Bundesfinanzminister Christian Lindner hat Pistorius beglückwünscht. "Gratulation an meinen neuen Kabinettskollegen Boris Pistorius", schrieb der FDP-Chef auf Twitter. Mit der Umsetzung des Bundeswehr-Sondervermögens von 100 Milliarden Euro gebe es eine große Aufgabe, die er gemeinsam mit dem Verteidigungsministerium angehen wolle, so Lindner.

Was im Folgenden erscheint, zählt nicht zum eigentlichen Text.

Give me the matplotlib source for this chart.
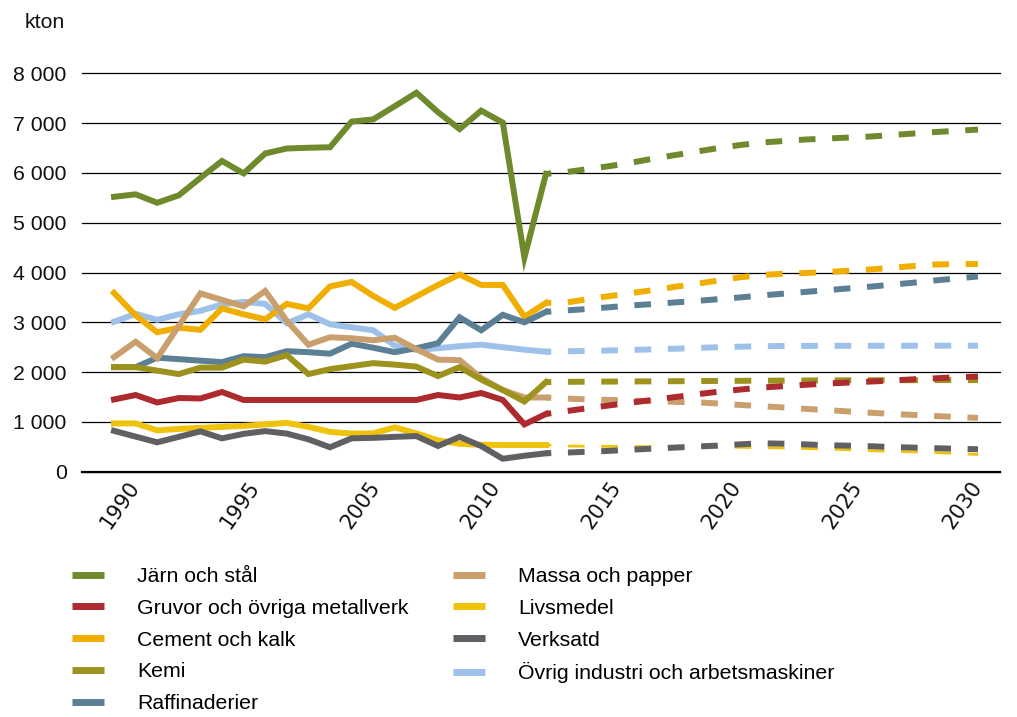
import matplotlib
matplotlib.use('Agg')
import matplotlib.pyplot as plt
from matplotlib.lines import Line2D
import numpy as np

# Historiska värden 1990-2010 och prognos 2010-2030 (kton)
years_hist = list(range(1990, 2011))
years_proj = list(range(2010, 2031))

jarn_hist = [5520, 5570, 5400, 5550, 5900, 6240, 5990, 6390, 6490, 6505, 6515,
             7030, 7075, 7340, 7610, 7220, 6880, 7250, 7010, 4300, 5980]
gruvor_hist = [1450, 1540, 1390, 1480, 1470, 1600, 1440, 1440, 1440, 1440, 1440,
               1440, 1440, 1440, 1440, 1540, 1490, 1580, 1440, 950, 1160]
cement_hist = [3590, 3140, 2800, 2890, 2850, 3280, 3160, 3060, 3370, 3280, 3720,
               3810, 3530, 3290, 3520, 3750, 3960, 3750, 3750, 3110, 3390]
kemi_hist = [2100, 2100, 2030, 1960, 2090, 2090, 2250, 2210, 2340, 1960, 2060,
             2120, 2180, 2150, 2110, 1920, 2100, 1850, 1640, 1410, 1800]
raff_hist = [2100, 2100, 2290, 2260, 2230, 2200, 2320, 2300, 2420, 2400, 2370,
             2570, 2490, 2400, 2480, 2580, 3100, 2840, 3150, 3000, 3210]
massa_hist = [2300, 2610, 2280, 2930, 3580, 3450, 3320, 3630, 3030, 2550, 2700,
              2680, 2640, 2690, 2460, 2250, 2240, 1880, 1640, 1490, 1490]
livs_hist = [970, 970, 830, 860, 880, 900, 920, 950, 980, 900, 800,
             765, 770, 890, 770, 630, 560, 540, 536, 536, 536]
verk_hist = [820, 705, 590, 700, 810, 670, 760, 815, 765, 650, 490,
             670, 680, 700, 715, 516, 700, 515, 260, 320, 370]
ovrig_hist = [3010, 3170, 3050, 3160, 3230, 3360, 3410, 3370, 2980, 3160, 2960,
              2900, 2840, 2530, 2445, 2480, 2520, 2550, 2500, 2450, 2410]

jarn_proj = [5980, 6020, 6080, 6140, 6210, 6290, 6360, 6430, 6500, 6560, 6610,
             6640, 6670, 6690, 6710, 6730, 6760, 6790, 6820, 6845, 6870]
gruvor_proj = [1160, 1220, 1280, 1335, 1390, 1445, 1500, 1555, 1607, 1650, 1690,
               1718, 1745, 1770, 1790, 1810, 1830, 1855, 1875, 1895, 1910]
cement_proj = [3390, 3400, 3470, 3530, 3590, 3650, 3715, 3775, 3840, 3905, 3950,
               3975, 3990, 4010, 4035, 4060, 4095, 4130, 4160, 4170, 4170]
kemi_proj = [1800, 1805, 1807, 1810, 1812, 1815, 1817, 1820, 1822, 1825, 1827,
             1829, 1831, 1833, 1835, 1836, 1837, 1838, 1839, 1840, 1840]
raff_proj = [3210, 3240, 3270, 3305, 3340, 3367, 3400, 3430, 3465, 3500, 3540,
             3575, 3610, 3645, 3680, 3715, 3755, 3795, 3840, 3880, 3920]
massa_proj = [1490, 1468, 1450, 1440, 1428, 1415, 1403, 1392, 1370, 1340, 1315,
              1290, 1262, 1237, 1210, 1185, 1160, 1140, 1118, 1098, 1080]
livs_proj = [536, 515, 510, 508, 505, 502, 500, 496, 493, 490, 485,
             476, 466, 456, 440, 422, 410, 400, 385, 365, 345]
verk_proj = [370, 385, 402, 420, 442, 465, 485, 505, 525, 550, 570,
             562, 548, 532, 522, 512, 494, 484, 472, 460, 450]
ovrig_proj = [2410, 2418, 2425, 2435, 2445, 2458, 2470, 2485, 2500, 2510, 2520,
              2524, 2526, 2527, 2528, 2528, 2529, 2529, 2530, 2530, 2530]

names = ["Järn och stål", "Gruvor och övriga metallverk", "Cement och kalk",
         "Kemi", "Raffinaderier", "Massa och papper", "Livsmedel", "Verksatd",
         "Övrig industri och arbetsmaskiner"]
colors = ["#6f8a2d", "#ad2a2f", "#f0ae00", "#9e921e", "#5b7f95",
          "#c9a06d", "#efc20c", "#5f5f64", "#9dc1e8"]
hist = [jarn_hist, gruvor_hist, cement_hist, kemi_hist, raff_hist,
        massa_hist, livs_hist, verk_hist, ovrig_hist]
proj = [jarn_proj, gruvor_proj, cement_proj, kemi_proj, raff_proj,
        massa_proj, livs_proj, verk_proj, ovrig_proj]
# ritordning (högre = överst)
zorders = [9, 6, 3, 5, 3.5, 4, 7, 8, 2]

tick_labels = ['1990', '1995', '2005', '2010', '2015', '2020', '2025', '2030']

W, H = 1017, 717
fig = plt.figure(figsize=(W / 100, H / 100), dpi=100)
ax = fig.add_axes([82 / W, 1 - 471.7 / H, (1000 - 82) / W, (471.7 - 73.3) / H])

LW = 4.3
for i in range(len(names)):
    ax.plot(years_hist, hist[i], color=colors[i], lw=LW, zorder=zorders[i],
            solid_joinstyle='miter')
    if names[i] == "Livsmedel":
        lw_d = 2.0
    else:
        lw_d = LW
    on = 12.0 / lw_d
    ax.plot(years_proj, proj[i], color=colors[i], lw=lw_d, zorder=zorders[i],
            linestyle=(8.2 / lw_d, (on, on)), dash_capstyle='butt')

ax.set_xlim(1990 - 32 / 21.6, 2030 + 22 / 21.6)
ax.set_ylim(0, 8000)
ax.set_yticks(range(0, 8001, 1000))
ax.set_yticklabels([f"{v:,}".replace(',', ' ') for v in range(0, 8001, 1000)],
                   fontfamily='Liberation Sans', fontsize=15.3, color='#111111')
ax.tick_params(axis='y', length=0, pad=11)

ax.set_xticks(np.linspace(1991.35, 2030.4, 8))
ax.set_xticklabels(tick_labels, rotation=55, ha='right', va='top',
                   fontfamily='DejaVu Sans', fontsize=15, color='#111111')
ax.tick_params(axis='x', length=0, pad=4)

ax.yaxis.grid(True, color='black', lw=0.9)
for gl in ax.get_ygridlines():
    gl.set_clip_on(False)
ax.axhline(0, color='black', lw=1.6, zorder=1, clip_on=False)
ax.set_axisbelow(True)
for s in ax.spines.values():
    s.set_visible(False)

fig.text(25 / W, 1 - 22 / H, 'kton', fontfamily='Liberation Sans', fontsize=15.3,
         va='center', ha='left', color='#111111')

handles = [Line2D([0], [0], color=c, lw=5, linestyle='-', solid_capstyle='butt')
           for c in colors]
common = dict(loc='upper left', frameon=False, borderpad=0, borderaxespad=0,
              handlelength=1.5, handletextpad=1.55, labelspacing=0.6,
              prop={'family': 'Liberation Sans', 'size': 15.3})
leg1 = fig.legend(handles[:5], names[:5], bbox_to_anchor=(72 / W, 1 - 567 / H), **common)
leg2 = fig.legend(handles[5:], names[5:], bbox_to_anchor=(453 / W, 1 - 567 / H), **common)

fig.savefig('out.png', dpi=100)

Der stellvertretende Vorsitzende der Unionsfraktion, Johann Wadephul, kritisiert die Berufung von Pistorius. "Der Bundeskanzler zeigt damit, dass er seine eigene Zeitenwende nicht ernst nimmt. Erneut spielen Sachkompetenz und Erfahrung mit der Bundeswehr keine Rolle." Die CDU/CSU-Bundestagsfraktion werde die Arbeit des neuen Ministers kritisch begleiten und die Zusammenarbeit anbieten. Angesichts der Lage, so Wadephul, werde Pistorius keine 100 Tage Einarbeitung haben können.

SPD-Chef Lars Klingbeil spricht bei Pistorius von einer "idealen Besetzung". Pistorius genieße bundesweit und parteiübergreifend großes Ansehen, er sei tief in der Sicherheitspolitik verankert und habe schon jetzt viele gute Kontakte mit der Bundeswehr. Er werde der Truppe nun genau die Wertschätzung geben, die sie in diesen herausfordernden Zeiten brauche. Die Frage der Geschlechterparität sei und bleibe dem Bundeskanzler und der SPD-Spitze wichtig. "Aber wir hatten jetzt in einer konkreten Personalfrage zu entscheiden. Und Boris Pistorius ist der richtige für diesen Job".